When negotiating your purchase contract, there is a way to have the “Seller credit back funds” so you don’t need as much cash at the closing table. This can help to pay loan fees, buy down points, escrow fees, and other small fees for closing. It is important to use all your credit negotiated, as anything not spent goes back to the seller. Ask us about ways to include the credit in negotiations. And ask your lender what the limits are for those credits, as often they are limited to a percentage of your purchase price.
8.) What do I need to provide to my lender during the process?
Lenders will often ask for 2-3 years of tax returns, bank statements, pay stubs, and P&L if you are self employed. This part can get tedious, as they will continually ask for updated statements until the loan is funded. Just get into the habit of submitting everything to the lender. They will most likely also ask you to submit a form that allows them to compare your tax returns with those on file at the IRS, so make sure you are handing over true versions and not drafts of your tax returns.

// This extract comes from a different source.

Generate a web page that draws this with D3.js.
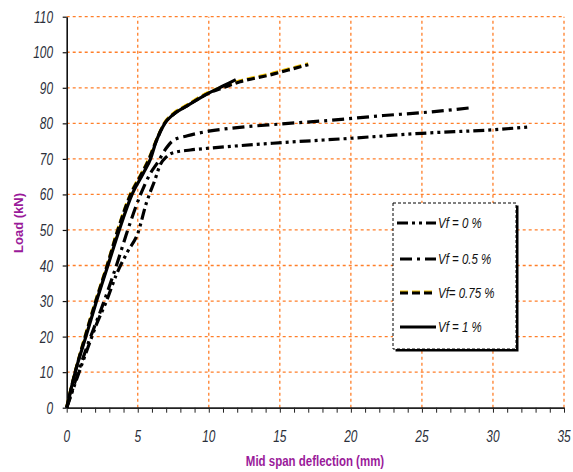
<!DOCTYPE html>
<html>
<head>
<meta charset="utf-8">
<script src="https://cdn.jsdelivr.net/npm/d3@7"></script>
<style>
  body { margin: 0; background: #fff; }
  svg { display: block; font-family: "Liberation Sans", Arial, sans-serif; }
</style>
</head>
<body>
<svg id="chart"></svg>
<script>
const xTicks = [0, 5, 10, 15, 20, 25, 30, 35];
const yTicks = [0, 10, 20, 30, 40, 50, 60, 70, 80, 90, 100, 110];
const seriesNames = ["Vf = 0 %", "Vf = 0.5 %", "Vf= 0.75 %", "Vf = 1 %"];

// [deflection (mm), load (kN)]
const vf0 = [[0, 0], [1.5, 17], [2.1, 23.5], [2.8, 30], [3.5, 37.5], [4.3, 44], [5, 49], [5.6, 57.5],
  [6.2, 64], [6.6, 68.5], [7, 70.5], [7.4, 71.6], [8.7, 72.5], [10, 73], [14.5, 74.4], [20, 75.8],
  [25, 77.2], [30, 78.2], [32.6, 79]];
const vf05 = [[0, 0], [1.5, 18], [2.5, 28.5], [3.5, 40], [4.3, 50], [5.2, 60], [5.9, 66], [6.4, 69],
  [7, 73], [7.5, 75.2], [8.5, 76.5], [10, 77.8], [12, 78.8], [15, 79.8], [18.7, 80.9], [22.3, 82.2],
  [25, 83], [28.5, 84.4]];
const vf075 = [[0, 0], [0.6, 10], [1.3, 20], [2.05, 30], [2.85, 40], [3.6, 50], [4.5, 60], [5.3, 66],
  [5.8, 70], [6.3, 75], [6.9, 80], [7.5, 82.5], [8.5, 85], [10, 88.5], [11, 90], [12.2, 91.7],
  [14.3, 93.6], [15.6, 95], [17, 96.5]];
const vf1 = [[0, 0], [0.6, 10], [1.35, 20], [2.1, 30], [2.9, 40], [3.7, 50], [4.6, 60], [5.4, 66],
  [5.9, 70], [6.3, 75], [6.9, 80], [7.5, 82.5], [8.5, 85], [10, 88.5], [11, 90.5], [11.9, 92.3]];

const W = 573, H = 472;
const svg = d3.select("#chart").attr("width", W).attr("height", H);

const x = d3.scaleLinear().domain([0, 35]).range([66.7, 564]);
const y = d3.scaleLinear().domain([0, 110]).range([407.7, 16.7]);

const gridColor = "#ff7f2a";

// grid
svg.append("g")
  .selectAll("line")
  .data(yTicks.filter((d) => d > 0))
  .join("line")
  .attr("x1", x(0)).attr("x2", x(35))
  .attr("y1", (d) => y(d)).attr("y2", (d) => y(d))
  .attr("stroke", gridColor).attr("stroke-width", 1.3)
  .attr("stroke-dasharray", "3,3");

svg.append("g")
  .selectAll("line")
  .data(xTicks.filter((d) => d > 0))
  .join("line")
  .attr("x1", (d) => x(d)).attr("x2", (d) => x(d))
  .attr("y1", y(0)).attr("y2", y(110))
  .attr("stroke", gridColor).attr("stroke-width", 1.3)
  .attr("stroke-dasharray", "3,3");

// axes
const xAxis = svg.append("g")
  .attr("transform", `translate(0,${y(0)})`)
  .call(d3.axisBottom(x).tickValues(d3.range(0, 36, 1)).tickSize(5).tickSizeOuter(0).tickFormat(""));
xAxis.select(".domain").attr("stroke", "#222").attr("stroke-width", 1.8);
xAxis.selectAll(".tick line").attr("stroke", "#222").attr("stroke-width", 1);

const yAxis = svg.append("g")
  .attr("transform", `translate(${x(0)},0)`)
  .call(d3.axisLeft(y).tickValues(yTicks).tickSize(4).tickSizeOuter(0).tickFormat(""));
yAxis.select(".domain").attr("stroke", "#111").attr("stroke-width", 1.6);
yAxis.selectAll(".tick line").attr("stroke", "#111").attr("stroke-width", 1.2);

// tick labels (italic, horizontally condensed)
svg.append("g")
  .selectAll("text")
  .data(xTicks)
  .join("text")
  .attr("transform", (d) => `translate(${x(d)},442) scale(0.7,1)`)
  .attr("text-anchor", "middle")
  .attr("font-size", 17)
  .attr("font-style", "italic")
  .attr("fill", "#2b2f3a")
  .text((d) => d);

svg.append("g")
  .selectAll("text")
  .data(yTicks)
  .join("text")
  .attr("transform", (d) => `translate(53,${y(d) + 6}) scale(0.7,1)`)
  .attr("text-anchor", "end")
  .attr("font-size", 17)
  .attr("font-style", "italic")
  .attr("fill", "#2b2f3a")
  .text((d) => d);

// axis titles
svg.append("text")
  .attr("transform", "translate(315,466) scale(0.82,1)")
  .attr("text-anchor", "middle")
  .attr("font-size", 14)
  .attr("font-weight", "bold")
  .attr("fill", "#9a1a9a")
  .text("Mid span deflection (mm)");

svg.append("text")
  .attr("transform", "translate(23,223) rotate(-90)")
  .attr("text-anchor", "middle")
  .attr("font-size", 13)
  .attr("font-weight", "bold")
  .attr("fill", "#9a1a9a")
  .text("Load (kN)");

// curves
const line = d3.line().curve(d3.curveMonotoneX).x((d) => x(d[0])).y((d) => y(d[1]));

const styles = [
  { data: vf0, dash: "11,4,3,4,3,4" },
  { data: vf05, dash: "12,5,3,5" },
  { data: vf075, dash: "8,4", yellow: true },
  { data: vf1, dash: null }
];

styles.forEach((s) => {
  if (s.yellow) {
    svg.append("path")
      .attr("d", line(s.data))
      .attr("transform", "translate(0,-1)")
      .attr("fill", "none")
      .attr("stroke", "#f2c200")
      .attr("stroke-width", 3)
      .attr("stroke-dasharray", s.dash);
  }
  svg.append("path")
    .attr("d", line(s.data))
    .attr("fill", "none")
    .attr("stroke", "#000")
    .attr("stroke-width", 3.2)
    .attr("stroke-linejoin", "round")
    .attr("stroke-dasharray", s.dash);
});

// legend
const legend = svg.append("g");
legend.append("rect")
  .attr("x", 395.5).attr("y", 205.5).attr("width", 123).attr("height", 146)
  .attr("fill", "#000");
legend.append("rect")
  .attr("x", 393).attr("y", 203).attr("width", 123).attr("height", 146)
  .attr("fill", "#fff")
  .attr("stroke", "#000").attr("stroke-width", 1)
  .attr("stroke-dasharray", "3,2");

const legendY = [223, 259, 293, 327];
styles.forEach((s, i) => {
  const ly = legendY[i];
  if (s.yellow) {
    legend.append("line")
      .attr("x1", 400).attr("x2", 435).attr("y1", ly - 1).attr("y2", ly - 1)
      .attr("stroke", "#f2c200").attr("stroke-width", 3)
      .attr("stroke-dasharray", "8,4");
  }
  legend.append("line")
    .attr("x1", i === 0 ? 397 : 400).attr("x2", 436)
    .attr("y1", ly).attr("y2", ly)
    .attr("stroke", "#000").attr("stroke-width", 3.2)
    .attr("stroke-dasharray", s.dash);
  legend.append("text")
    .attr("transform", `translate(438,${ly + 5}) scale(0.82,1)`)
    .attr("font-size", 14)
    .attr("font-style", "italic")
    .attr("fill", "#111")
    .text(seriesNames[i]);
});
</script>
</body>
</html>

9.) What is my debt to income ratio, and how do I keep that in check during the escrow process?
Lenders will often qualify you for your loan amount based on your credit, your debt, and your income.
Debt to income ratio is the amount you owe on loans, cars, credit cards, etc compared to the income you earn. The lower this number, the better loan you will qualify for. Keep this number low! DO NOT shop on your credit card or have any abnormal spending or large purchased during the escrow process. No new appliances, no new cars until AFTER closing. And then of course,
be careful to not overspend so you can continue to afford your home. If you need to make a large purchase during the process, talk to your lender first. It is very sad to have a loan fail at the last moment because a new home buyer was not aware of this.
10.) How do you communicate?
Communication is key! You will have a much smoother transaction if you, your lender, your realtor, and your escrow officer all communicate well together. You should stay in touch with your lender often, and your lender should be providing you with updates along the way, regularly and often.